I had the same problem - an approach that would work for all the more standard sql statements would be to spin up an in-memory Sqlite database and issue the query against it, if you get back a "table does not exist" error, then your query parsed properly.
Off the top of my head: Couldn't you pass the generated SQL to a database and use EXPLAIN on them and catch any exceptions which would indicate poorly formed SQL?
Have you tried the lazy selectors. Rather than match as much as possible, they match as little as possible which is probably what you need for quotes.
To validate the queries, just run them with SET NOEXEC ON, that is how Entreprise Manager does it when you parse a query without executing it.
Besides if you are using regex to validate sql queries, you can be almost certain that you will miss some corner cases, or that the query is not valid from other reasons, even if it's syntactically correct.
I suggest creating a database with the same schema, possibly using an embedded sql engine, and passing the sql to that.
I don't think that you even need to have the schema created to be able to validate the statement, because the system will not try to resolve object_name etc until it has successfully parsed the statement.
With Oracle as an example, you would certainly get an error if you did:
select * from non_existant_table;
In this case, "ORA-00942: table or view does not exist".
However if you execute:
select * frm non_existant_table;
Then you'll get a syntax error, "ORA-00923: FROM keyword not found where expected".
It ought to be possible to classify errors into syntax parsing errors that indicate incorrect syntax and errors relating to tables name and permissions etc..
Add to that the problem of different RDBMSs and even different versions allowing different syntaxes and I think you really have to go to the db engine for this task.

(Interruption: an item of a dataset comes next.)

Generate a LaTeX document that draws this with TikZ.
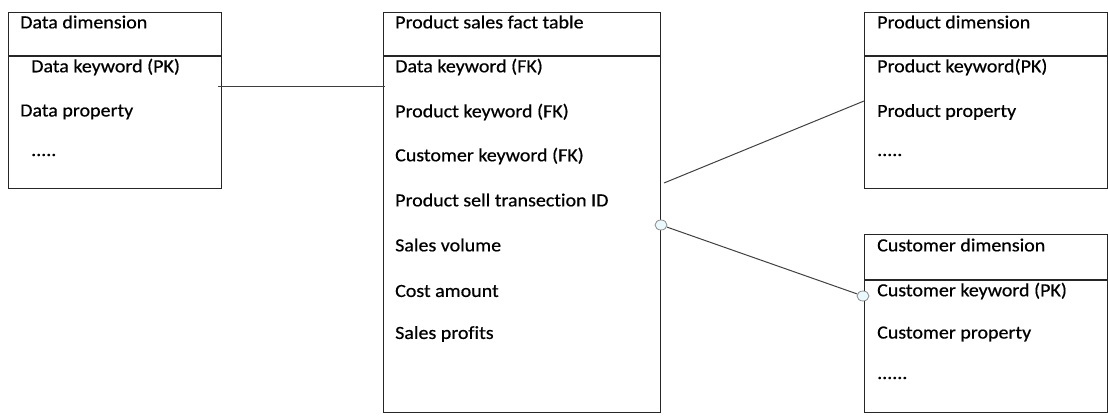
\documentclass[tikz,border=0pt]{standalone}
\usepackage{fontspec}
\setmainfont{Carlito}[FakeStretch=1.08,FakeBold=0.6,Ligatures={NoCommon}]
\usetikzlibrary{shapes.geometric}
\begin{document}
\begin{tikzpicture}[x=1pt,y=-1pt,
 tbl/.style={draw=black!85, line width=1.3pt, inner sep=0, anchor=north west},
 divider/.style={draw=black!85, line width=1.3pt},
 lbl/.style={anchor=west, inner sep=0, font=\fontsize{18.5}{20}\selectfont, text=black},
 conn/.style={draw=black!75, line width=1pt},
 joint/.style={ellipse, draw=black!45, fill=cyan!8, minimum width=12pt, minimum height=10pt, inner sep=0, line width=0.8pt}]
\useasboundingbox (0,0) rectangle (1108,419);
% tables
\node[tbl, minimum width=213pt, minimum height=176pt] (dd) at (8,12) {};
\node[tbl, minimum width=277pt, minimum height=400pt] (ft) at (383,12) {};
\node[tbl, minimum width=243pt, minimum height=176pt] (pd) at (864,12) {};
\node[tbl, minimum width=243pt, minimum height=178pt] (cd) at (864,234) {};
% dividers
\draw[divider] (dd.west |- 0,56) -- (dd.east |- 0,56);
\draw[divider] (ft.west |- 0,56) -- (ft.east |- 0,56);
\draw[divider] (pd.west |- 0,56) -- (pd.east |- 0,56);
\draw[divider] (cd.west |- 0,280) -- (cd.east |- 0,280);
% data dimension
\node[lbl] (dd1) at (20,22) {Data dimension};
\node[lbl] (dd2) at (31,67) {Data keyword (PK)};
\node[lbl] (dd3) at (20,112) {Data property};
\node[lbl] (dd4) at (31,155) {.....};
% fact table
\node[lbl] (ft1) at (395,22) {Product sales fact table};
\node[lbl] (ft2) at (395,67) {Data keyword (FK)};
\node[lbl] (ft3) at (395,112) {Product keyword (FK)};
\node[lbl] (ft4) at (395,156) {Customer keyword (FK)};
\node[lbl] (ft5) at (395,200) {Product sell transection ID};
\node[lbl] (ft6) at (395,245) {Sales volume};
\node[lbl] (ft7) at (395,291) {Cost amount};
\node[lbl] (ft8) at (395,334) {Sales profits};
% product dimension
\node[lbl] (pd1) at (877,22) {Product dimension};
\node[lbl] (pd2) at (877,67) {Product keyword(PK)};
\node[lbl] (pd3) at (877,112) {Product property};
\node[lbl] (pd4) at (877,155) {.....};
% customer dimension
\node[lbl] (cd1) at (877,245) {Customer dimension};
\node[lbl] (cd2) at (877,291) {Customer keyword (PK)};
\node[lbl] (cd3) at (877,334) {Customer property};
\node[lbl] (cd4) at (877,378) {......};
% connectors
\coordinate (a1) at (218,87);
\coordinate (a2) at (385,87);
\draw[conn] (a1) -- (a2);
\coordinate (b1) at (664,183);
\coordinate (b2) at (864,101);
\draw[conn] (b1) -- (b2);
\node[joint] (j1) at (661,225) {};
\node[joint] (j2) at (863,296) {};
\draw[conn] (j1) -- (j2);
\end{tikzpicture}
\end{document}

There are ANTLR grammars to parse SQL. It's really a better idea to use an in memory database or a very lightweight database such as sqlite. It seems wasteful to me to test whether the SQL is valid from a parsing standpoint, and much more useful to check the table and column names and the specifics of your query.
The best way is to validate the parameters used to create the query, rather than the query itself. A function that receives the variables can check the length of the strings, valid numbers, valid emails or whatever. You can use regular expressions to do this validations.
public bool IsValid(string sql)
{
string pattern = #"SELECT\s.*FROM\s.*WHERE\s.*";
Regex rgx = new Regex(pattern, RegexOptions.IgnoreCase);
return rgx.IsMatch(sql);
}
I am assuming you did something like .\* try instead [^"]* that will keep you from eating the whole line. It still will give false positives on cases where you have \ inside your strings.